Books

Paprika

Paprika
Pub date 1st January 1993
Original publisher Chuokoron-Sha Inc. (Japan)
Publisher (UK) Alma Books
Publisher (US) Pantheon Books
International publishers Shanghai Translation Publishers (China), Euromedia (Czech Republic), Eksmo (Russia)

Paprika – exotic, piquant, to be used sparingly. The eponymous heroine of Tsutsui’s 1993 novel is the alter ego of brilliant and beautiful psychotherapist Atsuko Chiba, one of the leading brains in the Institute for Psychiatric Research. An expert in the use of ‘psychotherapy devices’ that trap a patient’s dreams and display them on a monitor, Atsuko is able to manipulate those dreams, even enter them, as an aid to psychoanalysis. When treating private patients, Atsuko transforms herself into the guise of Paprika – a captivating girl of unknown age – to mask her true identity.

As Paprika delves ever deeper into her realm of fantasy, the borderline between dream and reality becomes increasingly blurred. All the more so when a colleague at the Institute develops a new device that allows the dreams of several individuals to be combined simultaneously. With this, they enter dangerous territory – far from curing their patients, they could drive them insane. They face opposition from a faction of  ‘traditionalists’ within the Institute, who attempt to thwart them at every turn. This battle between the two factions provides the novel with the thread of a plotline.
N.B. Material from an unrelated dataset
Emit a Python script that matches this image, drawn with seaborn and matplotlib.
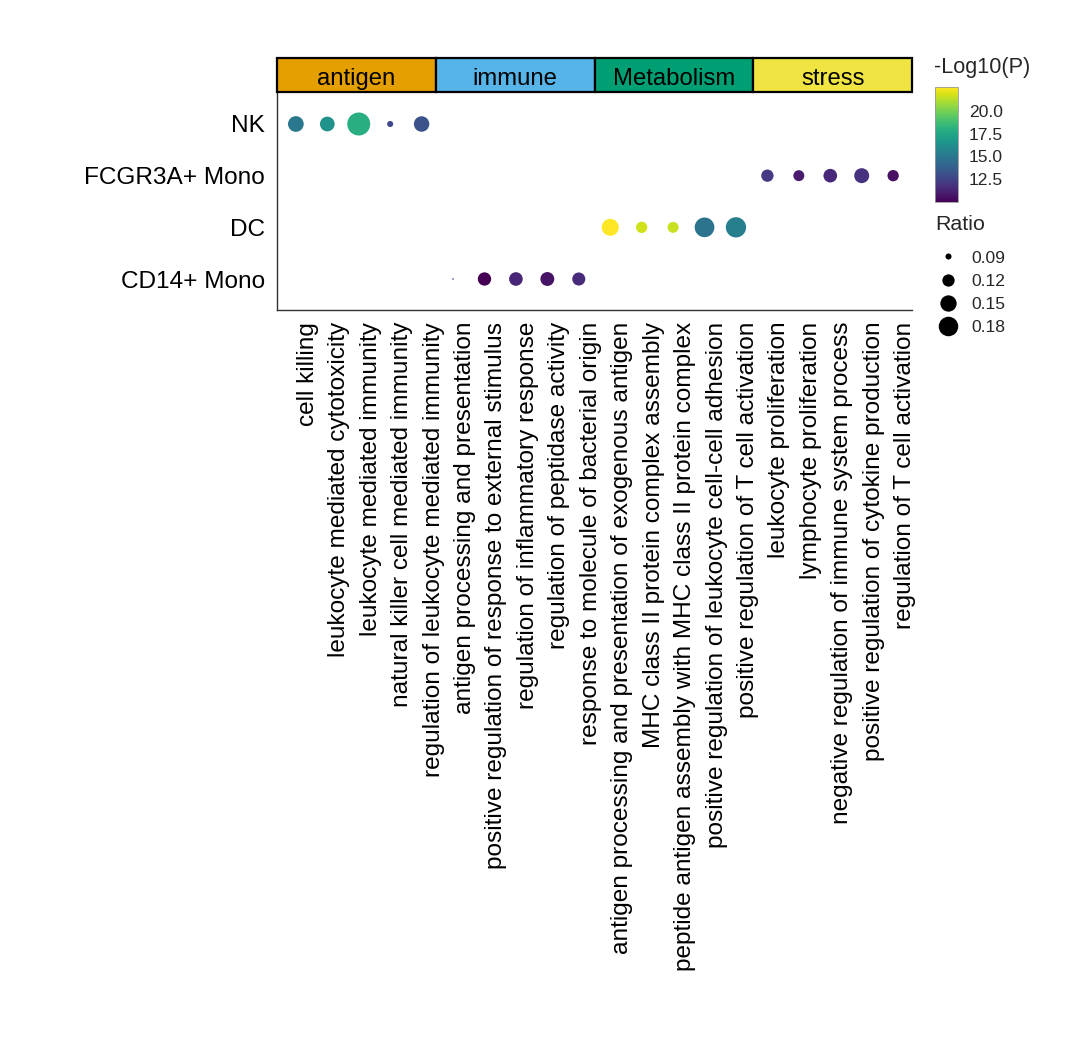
import numpy as np
import pandas as pd
import matplotlib
matplotlib.use("Agg")
import matplotlib.pyplot as plt
import matplotlib.colors as mcolors
import matplotlib.transforms as mtransforms
from matplotlib.lines import Line2D
from matplotlib.patches import Rectangle
import seaborn as sns

# ---------------- data ----------------
cell_types = (["NK"] * 5 + ["CD14+ Mono"] * 5 + ["DC"] * 5 + ["FCGR3A+ Mono"] * 5)
terms = [
    "cell killing", "leukocyte mediated cytotoxicity", "leukocyte mediated immunity",
    "natural killer cell mediated immunity", "regulation of leukocyte mediated immunity",
    "antigen processing and presentation", "positive regulation of response to external stimulus",
    "regulation of inflammatory response", "regulation of peptidase activity",
    "response to molecule of bacterial origin",
    "antigen processing and presentation of exogenous antigen", "MHC class II protein complex assembly",
    "peptide antigen assembly with MHC class II protein complex",
    "positive regulation of leukocyte cell-cell adhesion", "positive regulation of T cell activation",
    "leukocyte proliferation", "lymphocyte proliferation",
    "negative regulation of immune system process", "positive regulation of cytokine production",
    "regulation of T cell activation",
]
ratio = [0.145, 0.137, 0.219, 0.090, 0.143,
         0.081, 0.127, 0.129, 0.131, 0.125,
         0.156, 0.114, 0.112, 0.182, 0.188,
         0.120, 0.112, 0.129, 0.139, 0.114]
neg_log10_p = [15.0, 16.3, 17.9, 12.8, 13.2,
               13.0, 10.0, 11.3, 10.6, 11.5,
               22.6, 21.7, 21.6, 14.8, 15.4,
               12.1, 10.9, 11.4, 11.8, 10.5]
y_order = ["CD14+ Mono", "DC", "FCGR3A+ Mono", "NK"]   # bottom -> top
groups = ["antigen", "immune", "Metabolism", "stress"]
group_colors = ["#E69F00", "#56B4E9", "#009E73", "#F0E442"]
legend_ratios = [0.09, 0.12, 0.15, 0.18]
cbar_ticks = [12.5, 15.0, 17.5, 20.0]

df = pd.DataFrame({
    "term": pd.Categorical(terms, categories=terms),
    "cell": pd.Categorical(cell_types, categories=y_order),
    "Ratio": ratio,
    "logp": neg_log10_p,
})

# ---------------- style ----------------
sns.set_theme(style="white")
plt.rcParams["font.family"] = ["Liberation Sans", "DejaVu Sans"]

DPI = 100
W, H = 1080, 1051
fig = plt.figure(figsize=(W / DPI, H / DPI), dpi=DPI)

def fx(px):
    return px / W

def fy(py):
    return 1 - py / H

# main panel: x 277..912, y 93..310
ax = fig.add_axes([fx(277), fy(310), fx(912) - fx(277), fy(93) - fy(310)])

px_to_pt2 = (72 / DPI) ** 2
rmin, rmax = min(ratio), max(ratio)
dmin_px, dmax_px = 1.6, 23.0
smin, smax = dmin_px ** 2 * px_to_pt2, dmax_px ** 2 * px_to_pt2

pmin, pmax = min(neg_log10_p), max(neg_log10_p)
norm = mcolors.Normalize(vmin=pmin, vmax=pmax)

sns.scatterplot(data=df, x="term", y="cell", hue="logp", size="Ratio",
                palette="viridis", hue_norm=norm, sizes=(smin, smax),
                size_norm=(rmin, rmax), linewidth=0, legend=False, ax=ax)

ax.set_xlim(-0.6, len(terms) - 1 + 0.6)
ax.set_ylim(-0.6, len(y_order) - 1 + 0.6)
ax.set_xlabel("")
ax.set_ylabel("")
for s in ["top", "right"]:
    ax.spines[s].set_visible(False)
for s in ["left", "bottom"]:
    ax.spines[s].set_color("#333333")
    ax.spines[s].set_linewidth(1.0)
ax.tick_params(axis="both", length=0)
ax.tick_params(axis="x", pad=8.5, labelsize=17.6, labelcolor="black")
ax.tick_params(axis="y", pad=8.5, labelsize=17.6, labelcolor="black")
shift = mtransforms.ScaledTranslation(12 / DPI, 0, fig.dpi_scale_trans)
for lab in ax.get_xticklabels():
    lab.set_rotation(90)
    lab.set_ha("center")
    lab.set_va("top")
    lab.set_transform(lab.get_transform() + shift)

# strip header
sax = fig.add_axes([fx(277), fy(92), fx(912) - fx(277), fy(58) - fy(92)])
sax.set_xlim(0, 1)
sax.set_ylim(0, 1)
sax.axis("off")
for i, (g, c) in enumerate(zip(groups, group_colors)):
    sax.add_patch(Rectangle((i * 0.25, 0), 0.25, 1, facecolor=c, edgecolor="black",
                            linewidth=1.6, clip_on=False))
    sax.text(i * 0.25 + 0.125, 0.38, g, ha="center", va="center", fontsize=17.2,
             color="black")

# colorbar
cax = fig.add_axes([fx(935), fy(202), fx(958) - fx(935), fy(87) - fy(202)])
sm = plt.cm.ScalarMappable(norm=norm, cmap="viridis")
cb = fig.colorbar(sm, cax=cax, ticks=cbar_ticks)
cb.ax.set_yticklabels([f"{t:.1f}" for t in cbar_ticks])
cb.outline.set_edgecolor("#999999")
cb.outline.set_linewidth(0.6)
cax.tick_params(axis="y", direction="in", length=4, width=0.7, color="#333333",
                left=True, right=True, labelsize=12.6, pad=8)
fig.text(fx(934), fy(67), "-Log10(P)", ha="left", va="center", fontsize=15.6)

# size legend
fig.text(fx(935), fy(225), "Ratio", ha="left", va="center", fontsize=15.4)
handles = []
for r in legend_ratios:
    area_pt = smin + (smax - smin) * (r - rmin) / (rmax - rmin)
    handles.append(Line2D([], [], marker="o", linestyle="", color="black",
                          markersize=np.sqrt(area_pt), markeredgewidth=0))
leg = fig.legend(handles, [f"{r:.2f}" for r in legend_ratios],
                 loc="upper left", bbox_to_anchor=(fx(925), fy(238)), frameon=False,
                 fontsize=12.6, labelspacing=0.46, handletextpad=0.77, borderpad=0.2,
                 handlelength=1.2)

fig.savefig("out.png", dpi=DPI, facecolor="white")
Paprika, Tsutsui’s last work before his self-imposed three year hiatus in the mid-1990’s, could be described as the very pinnacle of his art. Rich in humorous dialogue and ridiculous situations, replete with the folly of human desires, yet with an underlying sense of menace that ‘all is not what it seems’. Of course, by exploring the world of dreams and their relevance to psychoanalysis, Tsutsui returns to a subject that has engaged him since his student days. But it is in his juxtaposition of opposites, his multi-level approach that his forte as a writer lies.

In Paprika, the principal duality is, of course, between dreams and reality, the central theme of the work. But there is also the duality inherent in the heroine – Atsuko, a mature, successful scientist, against Paprika, a whimsical adolescent who has assignations with older men in bars. Age and youth. Madness and sanity. Traditionalism against experimentalism. The battle between Atsuko and her enemies at the Institute could, indeed, be seen as an underlying statement by the author. The reality-deconstructing potential of the experimentalist Paprika is threatened by the traditionalists’ rigorous adherence to dogma – just as Tsutsui’s own experimentation with literary forms has met with heavy criticism from Japan’s intellectual elite.

But in the end, the boundary-transgressor is the survivor, and Atsuko is awarded the Nobel Prize in Physiology or Medicine. Or is she? In a mystifying epilogue, we are left with two waiters in a bar where Paprika has plied her trade. One turns to the other and asks, “So – it was all a dream, was it?”